If you notice large ice crystals, a chalky mouth feel, or stale flavors, retire that batch and make a new one instead of trying to save it.
Flavor Tweaks And Texture Fixes
Eggnog ice cream tends to be rich and sweet with a strong spice note. Mix ins and toppings are easy ways to keep each tub interesting without changing the whole recipe every time.
Chopped candied pecans, crushed ginger cookies, toffee bits, and tiny marshmallows all sit nicely in eggnog ice cream. Fold them in right at the end of churning or swirl them through a no churn pan after half an hour in the freezer. Spices like extra nutmeg, clove, or allspice can brighten the flavor if the carton started out mild.
Texture tweaks often come down to the balance of cream, milk, and sugar. If your first batch scoops too hard, boost the cream next time or add a spoon of corn syrup to the base. If it feels greasy or heavy, cut back a little on the cream and swap in more whole milk instead.
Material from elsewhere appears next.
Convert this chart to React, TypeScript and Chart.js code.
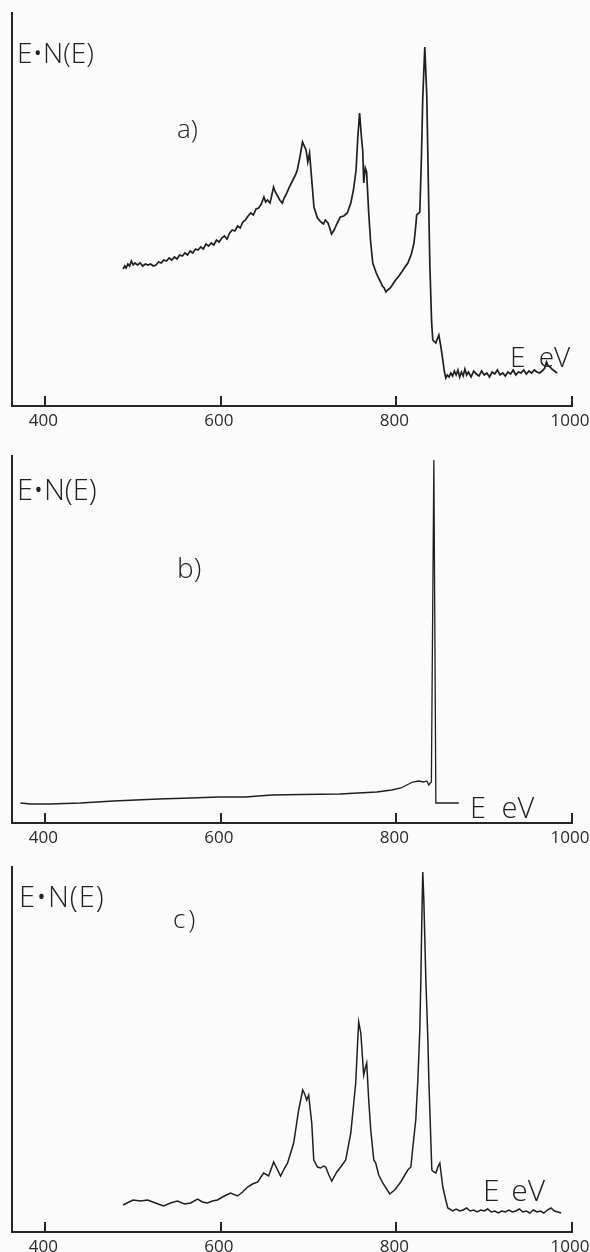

Table 2: Common Eggnog Ice Cream Problems And Simple Fixes
| Ice cream is too icy and hard | Base lacked fat or sugar | Add more cream, sugar, or a bit of corn syrup in the next batch |
| Ice cream tastes flat or bland | Spices faded once frozen | Stir in extra nutmeg, vanilla, or a warm spice blend before churning |
| Ice cream stays slushy even after long freezing | Too much alcohol in the mix | Reduce spirits in the base and offer extra at serving time |
| Egg flavor seems strong and eggy | Yolks were high or base overcooked | Balance with more dairy, sugar, and a pinch of salt |
| Surface turns grainy after a few days | Storage container not tight or freezer too warm | Use an airtight tub, press parchment on top, and store in the coldest zone |
Make Ahead Tips And Serving Ideas
One strength of eggnog ice cream is how well it fits into a holiday schedule for busy home cooks. You can easily freeze the base several days before a party at home and leave it in the back of the freezer until dessert time.
For neat scoops at serving, move the tub from the freezer to the fridge ten to fifteen minutes before you plan to dish it. The edges will soften a little while the center stays firm, which makes it easier to portion without bending spoons. Keep a mug of warm water nearby so you can dip the scoop between servings for tidy rounds.
Eggnog ice cream pairs well with gingerbread, sticky toffee pudding, fruit crumble, or even a square of plain dark chocolate. A small scoop in a mug of hot coffee or cocoa turns that drink into a simple dessert float. You can also press softened eggnog ice cream between spice cookies for quick ice cream sandwiches that taste like December on a plate.